Klein: But I wonder how much appetite there actually is among philanthropists for this kind of political advocacy. New entrants into the field don’t usually want disruptive strategies. Building new schools and closing old ones, like Gates did in New York, was to some degree controversial. To do a massive 10-year reform piece, which I assure you will be noisy, you don’t do that without a political cost.
Vander Ark: When Bill and Melinda Gates began investing in education in 2000, they were very reluctant to devote any money to policy-related efforts. We did almost none of that for the first two years. But each year thereafter, they became more deeply invested in and sophisticated about public-policy efforts.

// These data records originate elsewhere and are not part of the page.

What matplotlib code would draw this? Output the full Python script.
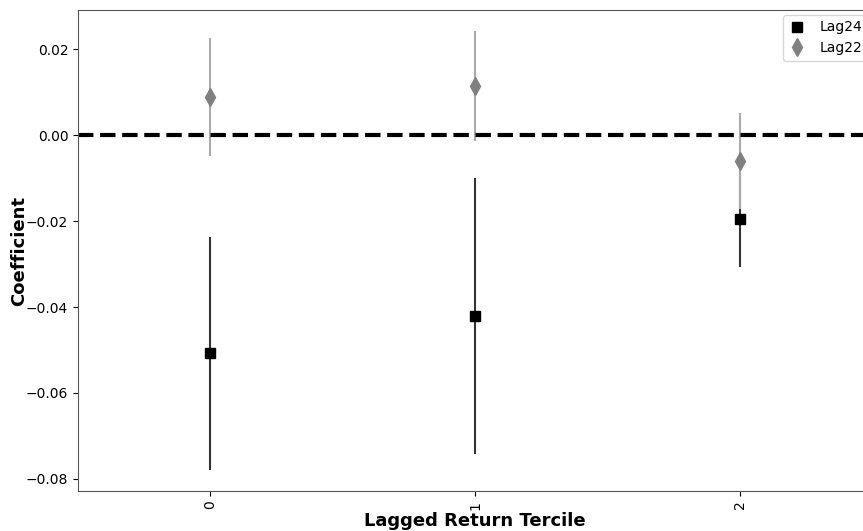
import numpy as np
import matplotlib
matplotlib.use("Agg")
import matplotlib.pyplot as plt

# coefficient estimates by lagged return tercile
terciles = ["0", "1", "2"]
lag24_coef = [-0.0508, -0.0420, -0.0195]
lag24_err = [0.0271, 0.0321, 0.0112]
lag22_coef = [0.0089, 0.0114, -0.0060]
lag22_err = [0.0137, 0.0128, 0.0111]

fig = plt.figure(figsize=(8.63, 5.31), dpi=100)
ax = fig.add_axes([78 / 863, 40 / 531, 794 / 863, 481 / 531])

x = np.arange(len(terciles))
eb24 = ax.errorbar(x, lag24_coef, yerr=lag24_err, fmt="s", color="black",
                   ecolor="#333333", elinewidth=1.5, markersize=7)
eb22 = ax.errorbar(x, lag22_coef, yerr=lag22_err, fmt="d", color="gray",
                   ecolor="#aaaaaa", elinewidth=1.5, markersize=9)
ax.axhline(0, color="black", linestyle="--", linewidth=3)

ax.set_xlim(-0.5, 2.5)
ax.set_ylim(-0.0828, 0.0291)
ax.set_xticks(x)
ax.set_xticklabels(terciles, rotation=90)
ax.tick_params(labelsize=10)
ax.set_xlabel("Lagged Return Tercile", fontsize=13, fontweight="bold", labelpad=2)
ax.set_ylabel("Coefficient", fontsize=13, fontweight="bold")
ax.yaxis.set_label_coords(-0.063, 0.5)
for s in ax.spines.values():
    s.set_color("#555555")

ax.legend([eb24[0], eb22[0]], ["Lag24", "Lag22"], loc="upper left",
          fontsize=10, bbox_to_anchor=(0.888, 0.99), borderaxespad=0,
          handlelength=1.2, handletextpad=1.0)

fig.savefig("out.png", dpi=100)
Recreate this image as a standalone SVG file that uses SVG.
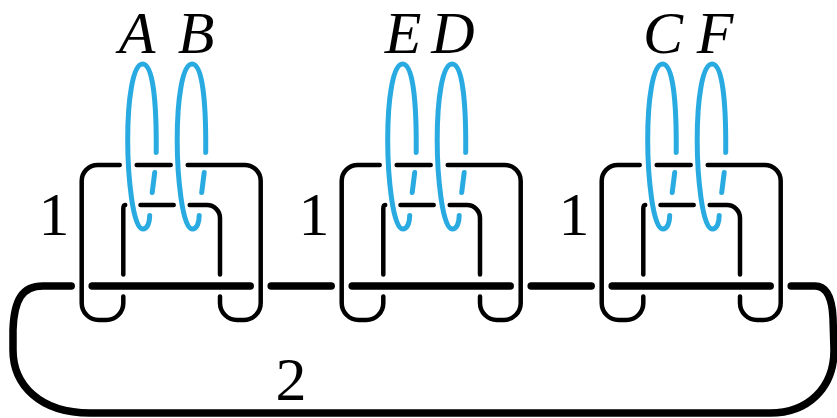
<svg xmlns="http://www.w3.org/2000/svg" width="837" height="418" viewBox="0 0 837 418">
<style>
.thin{fill:none;stroke:#000;stroke-width:4.5;stroke-linecap:round;stroke-linejoin:round}
.thick{fill:none;stroke:#000;stroke-width:7.5;stroke-linecap:round;stroke-linejoin:round}
.blue{fill:none;stroke:#29abe2;stroke-width:5;stroke-linecap:round}
.lbl{font-family:"Liberation Serif",serif;font-style:italic;font-size:60px;text-anchor:middle;fill:#000}
.num{font-family:"Liberation Serif",serif;font-size:62px;text-anchor:middle;fill:#000}
</style>
<defs>
<g id="clasp">
<path class="thin" d="M41.6,274.5 L41.6,209 Q41.6,205 43.5,205"/>
<path class="thin" d="M41.6,296.5 L41.6,303 A17,17 0 0 1 24.6,320 L17,320 A17,17 0 0 1 0,303 L0,181 A16,16 0 0 1 16,165 L38,165"/>
<path class="thin" d="M55,165 L89,165"/>
<path class="thin" d="M106,165 L163,165 A16,16 0 0 1 179,181 L179,303 A17,17 0 0 1 162,320 L155.3,320 A17,17 0 0 1 138.3,303 L138.3,296.5"/>
<path class="thin" d="M138.3,274.5 L138.3,218 A13,13 0 0 0 125.3,205 L108,205"/>
<path class="thin" d="M92,205 L58.8,205"/>
</g>
<g id="ring1">
<path class="blue" d="M74.5,152.5 C75,100 71,64 61,64 C51,64 46,100 46,140 C46,175 51,229 61,229 C66,229 68,222 68,215.5"/>
<path class="blue" d="M73,172.5 L70.5,192.5"/>
</g>
<g id="ring2">
<path class="blue" d="M124,152.5 C124.5,100 120.5,64 110.5,64 C100.5,64 95.5,100 95.5,140 C95.5,175 100.5,229 110.5,229 C115.5,229 117.5,222 117.5,215.5"/>
<path class="blue" d="M122.5,172.5 L120,192.5"/>
</g>
</defs>
<g id="connectors">
<path class="thick" d="M71.2,286 L43,286 C22,286 14,300 13,330 L13,350 C13,385 40,413 90,413 L770,413 C808,413 834,388 834,350 L833,318 C832,296 826,286 815,286 L791.2,286"/>
<path class="thick" d="M92.2,286 L250.2,286"/>
<path class="thick" d="M271.2,286 L331.2,286"/>
<path class="thick" d="M352.2,286 L510.2,286"/>
<path class="thick" d="M531.2,286 L591.2,286"/>
<path class="thick" d="M612.2,286 L770.2,286"/>
<text class="num" x="291" y="400" font-size="70">2</text>
</g>
<g id="clasp-1" transform="translate(81.7,0)">
<use href="#clasp"/>
<use href="#ring1"/>
<use href="#ring2"/>
</g>
<g id="clasp-2" transform="translate(341.7,0)">
<use href="#clasp"/>
<use href="#ring1"/>
<use href="#ring2"/>
</g>
<g id="clasp-3" transform="translate(601.7,0)">
<use href="#clasp"/>
<use href="#ring1"/>
<use href="#ring2"/>
</g>
<g id="labels">
<text class="num" x="54" y="235">1</text>
<text class="num" x="314" y="235">1</text>
<text class="num" x="574" y="235">1</text>
<text class="lbl" x="137" y="53">A</text>
<text class="lbl" x="196" y="53">B</text>
<text class="lbl" x="403" y="53">E</text>
<text class="lbl" x="453" y="53">D</text>
<text class="lbl" x="663" y="53">C</text>
<text class="lbl" x="715" y="53">F</text>
</g>
</svg>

And by February 2005, Bill was on the stage at the National Governors Association conference, and 35 states signed up for a program to make sure that high schools were preparing students for college and work. That was a big political coalition, and that had a good deal to do with Bill being there. It was an important political moment in the life of the Gates Foundation, but it took us five or six years to build up the confidence in our ability and our sense that it was the appropriate thing to do. And that was only half-controversial, right? Taking on some of these other issues — working conditions, teacher pay, school choice — these are enormously controversial. And people new to education philanthropy are typically going to be very reluctant to step onto the third rail with their very first step.
Hess: But the reality is that these things won’t change without philanthropy. The problems are too complicated and the politics are too dogmatic at this point. We can’t solve it without outside intervention. We’ll need smart people to invest in solutions that can help illuminate the path forward. At its best, that’s what philanthropy can do.